Marc30, je ne pense pas que de Gaulle se soit trompé à court terme, quand bien même considérerait-on qu’il avait raison à long terme.
Sur l’Europe, il a essayé de construire une Europe européenne telle que vue par les français souverainistes, c’est-à-dire l’Europe levier d’Archimède de la puissance et des intérêts français. Il n’avait pas d’illusion sur l’importance des obstacles et les risques élevés d’échec.
Un extrait de Peyrefitte qui ne souffre pas d’ambiguité :
http://www.comite-valmy.org/spip.php?article1899Il a tenté avec le plan Fouchet et le traité de l’Elysée. Il a échoué tout simplement parce qu’en face, il n’y avait pas de partenaire pour accepter de s’engager dans les visions françaises mais il n’y avait pas d’alternative.
L’Allemagne était atlantiste et avait toutes les raisons d’être atlantiste. Elle avait besoin du parapluie américain. Elle avait été reconstituée comme Etat sur initiative et volonté américaine. Elle était une colonie économique américaine. Sa classe dirigeante, politique et économique, était largement atlantiste. L’affaire du préambule rajouté par le Bundestag lors de la ratification du traité de l’Elysée en est la signature éclatante et définitive.
On préfère toujours un protecteur plus puissant et éloigné qu’un protecteur voisin et moins puissant. Les moyens et petits pays européens sont dans la même logique. La superpuissance distante les protège des appétits de la puissance voisine. L’Italie, la Belgique, les Pays-Bas et le Luxembourg étaient atlantistes également. Voilà tout.

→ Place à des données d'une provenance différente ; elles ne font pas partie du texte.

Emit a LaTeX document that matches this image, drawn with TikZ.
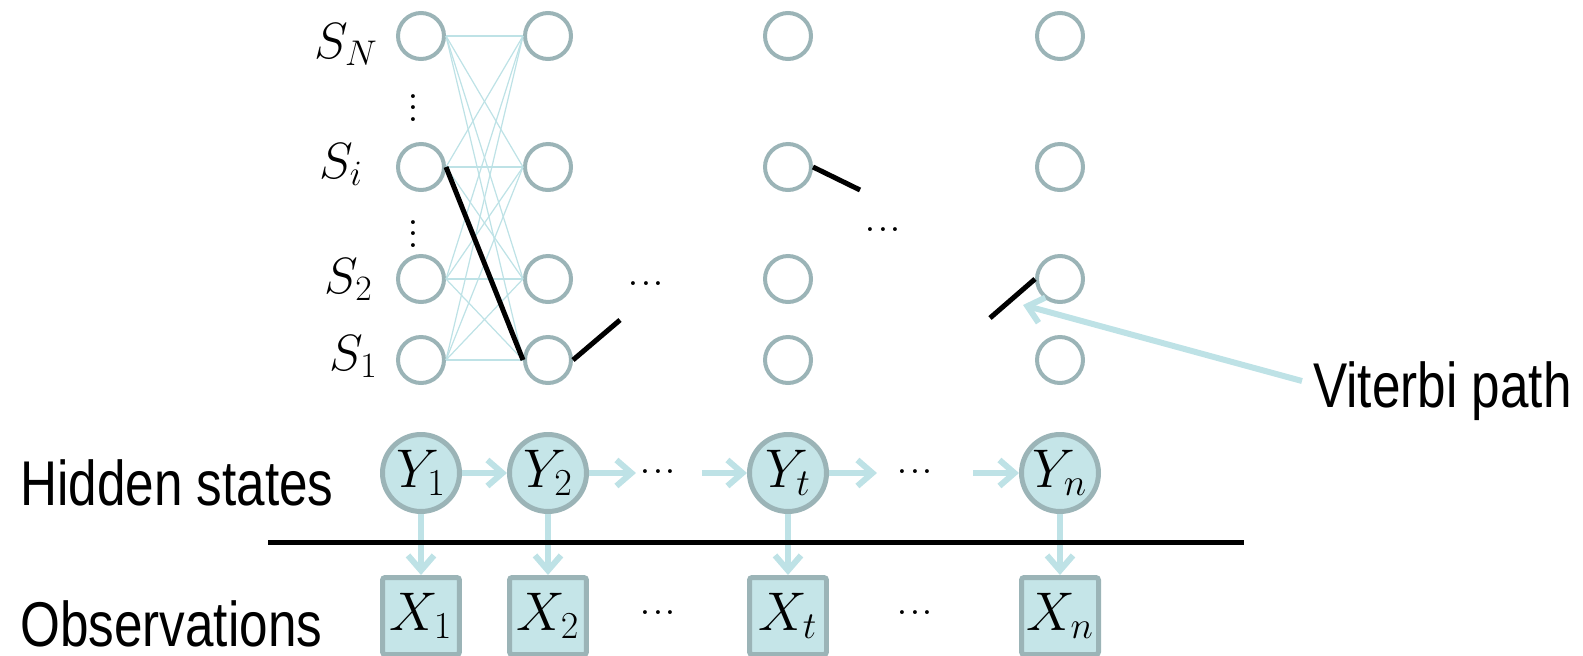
\RequirePackage{fix-cm}
\documentclass[tikz,border=0pt]{standalone}
\usepackage{fontspec}
\newfontfamily\narrowsans[FakeStretch=0.81]{Liberation Sans}
\usetikzlibrary{arrows.meta}

\definecolor{ringgray}{HTML}{9BB4B7}
\definecolor{paleteal}{HTML}{C5E5E8}
\definecolor{flowteal}{HTML}{BEE2E6}

\newcommand{\lattvdots}{\vbox{\baselineskip=6.6pt\lineskiplimit=0pt\hbox{.}\hbox{.}\hbox{.}}}
\newcommand{\latthdots}{\hbox{.\kern0.4pt.\kern0.4pt.}}

\tikzset{
  state/.style={circle, draw=ringgray, line width=0.08cm, minimum size=0.92cm, inner sep=0pt},
  hidden/.style={circle, draw=ringgray, fill=paleteal, line width=0.1cm, minimum size=1.54cm, inner sep=0pt, font=\fontsize{31}{31}\selectfont},
  observed/.style={rectangle, rounded corners=1.5pt, draw=ringgray, fill=paleteal, line width=0.1cm, minimum size=1.54cm, inner sep=0pt, font=\fontsize{31}{31}\selectfont},
  statelabel/.style={anchor=base east, inner sep=0pt, font=\fontsize{29}{29}\selectfont},
  trans/.style={draw=flowteal, line width=0.7pt},
  viterbi/.style={draw=black, line width=0.1cm},
  flow/.style={draw=flowteal, line width=0.12cm, -{Straight Barb[length=0.3cm,width=0.52cm]}},
  caption/.style={anchor=base west, inner sep=0pt, font=\narrowsans\fontsize{36}{36}\selectfont},
  dots/.style={inner sep=0pt, font=\fontsize{27}{27}\selectfont}
}

\begin{document}
\begin{tikzpicture}[x=0.02cm, y=-0.02cm]

\useasboundingbox (0,0) rectangle (1583,656);

% trellis of states
\foreach \c/\px in {1/421, 2/548, 3/788, 4/1060} {
    \foreach \r/\py in {N/36, i/167, 2/279, 1/360} {
        \node[state] (s\c\r) at (\px,\py) {};
    }
}

\node[statelabel] (lN) at (378,58) {$S_N$};
\node[statelabel] (li) at (363,178) {$S_i$};
\node[statelabel] (l2) at (373,293) {$S_2$};
\node[statelabel] (l1) at (378,370) {$S_1$};

\node[dots] (vd1) at (413,108) {\lattvdots};
\node[dots] (vd2) at (413,234) {\lattvdots};

\foreach \a in {N,i,2,1} {
    \foreach \b in {N,i,2,1} {
        \draw[trans] (s1\a.east) -- (s2\b.west);
    }
}

\node[dots] (td1) at (646,284) {\latthdots};
\node[dots] (td2) at (883,230) {\latthdots};

% viterbi path
\coordinate (v1) at (620,320);
\coordinate (v2) at (860,190);
\coordinate (v3) at (990,318);
\draw[viterbi] (s1i.east) -- (s21.west);
\draw[viterbi] (s21.east) -- (v1);
\draw[viterbi] (s3i.east) -- (v2);
\draw[viterbi] (v3) -- (s42.west);

\node[caption] (vlabel) at (1313,407) {Viterbi path};
\coordinate (vtail) at (1302,381);
\coordinate (vtip) at (1023,305);
\draw[flow] (vtail) -- (vtip);

% hidden chain and observations
\foreach \k/\px in {1/421, 2/548, t/788, n/1060} {
    \node[hidden] (y\k) at (\px,473) {$Y_\k$};
    \node[observed] (x\k) at (\px,616) {$X_\k$};
    \draw[flow] (y\k.south) -- (x\k.north);
}

\node[dots] (hd1) at (658,472) {\latthdots};
\node[dots] (hd2) at (915,472) {\latthdots};
\node[dots] (od1) at (658,613) {\latthdots};
\node[dots] (od2) at (915,613) {\latthdots};

\coordinate (h1) at (636,473);
\coordinate (h2) at (702,473);
\coordinate (h3) at (877,473);
\coordinate (h4) at (973,473);
\draw[flow] (y1.east) -- (y2.west);
\draw[flow] (y2.east) -- (h1);
\draw[flow] (h2) -- (yt.west);
\draw[flow] (yt.east) -- (h3);
\draw[flow] (h4) -- (yn.west);

\coordinate (sepL) at (268,542);
\coordinate (sepR) at (1244,542);
\draw[line width=0.1cm] (sepL) -- (sepR);

\node[caption] (hlabel) at (20,505) {Hidden states};
\node[caption] (olabel) at (20,646) {Observations};

\end{tikzpicture}
\end{document}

Fallait-il pour autant ne rien faire et juste patienter et, en attendant l’hypothétique moment où d’autres se rallieraient à ses vues ? A mon avis, non. Le rôle des dirigeants est d’œuvrer à provoquer et si possible à hâter les évolutions qu’ils estiment dans leur intérêt.
Sur l’Angleterre, je suis évidemment d’accord avec le point de vue selon lequel il ne fallait pas les laisser entrer.
Le problème c’est que les 5 autres la voulaient très fortement à la roue. L’Allemagne se montrait certes conciliatrice sur la forme au plan politique et prenait soin de ne pas mettre la pression sur la France, mais l’industrie allemande poussait très fortement à la roue.
Et il y a aussi le fait que du point de vue des souverainistes gaullistes alors au pouvoir, l’Allemagne leur échappe dans la seconde moitié des années 1960, voire dès 1963. Ce sont aussi eux qui poussent à réviser la position de la France vis-à-vis de l’entrée du Royaume-Uni dans le marché commun. Pour eux, l’adhésion britannique permettrait à la France de trouver des appuis pour juguler une Allemagne qui échappe de plus en plus à l’influence française et qui prend des initiatives sans la France, initiatives éveillant la crainte de la France. Et elle ne serait pas illogique alors que de Gaulle et Debré souhaitent éviter que la structure CEE prenne plus d’importance, focalisés qu’ils sont sur les objectifs politiques de fond plus que sur la construction de « machins ».
http://books.openedition.org/iheid/1091?lang=frEt enfin, Jérôme, je ne vois pas en quoi de Gaulle est foncièrement responsable de l'échec d'un projet d'Europe fédérale. Les fédéralistes ont exercé le pouvoir pendant 30 ans de 1974 à 2005 (depuis aussi d'ailleurs, mais entre temps il y a eu l'expression cinglante du suffrage universel sur le projet de traité dit "constitutionnel" européen), gauche et droite confondues. Ils ont fait l'Acte unique. Ils ont fait le traité de Maastricht, le traité d'Amsterdam, l'euro, le traité de Nice et le traité de Lisbonne. Et pourtant ça n'avance pas parce qu'il n'y a pas d'adhésion politique majoritaire parmi les souverains que sont les peuples. Les pays riches européens se gargarisent parfois du mot de fédéralisme mais rejettent viscéralement l'idée de payer pour des partenaires aux niveaux de vie et de compétitivité très différent. C'est pourtant sur cela que se fonde un fédéralisme. Sinon ce n'est pas du fédéralisme.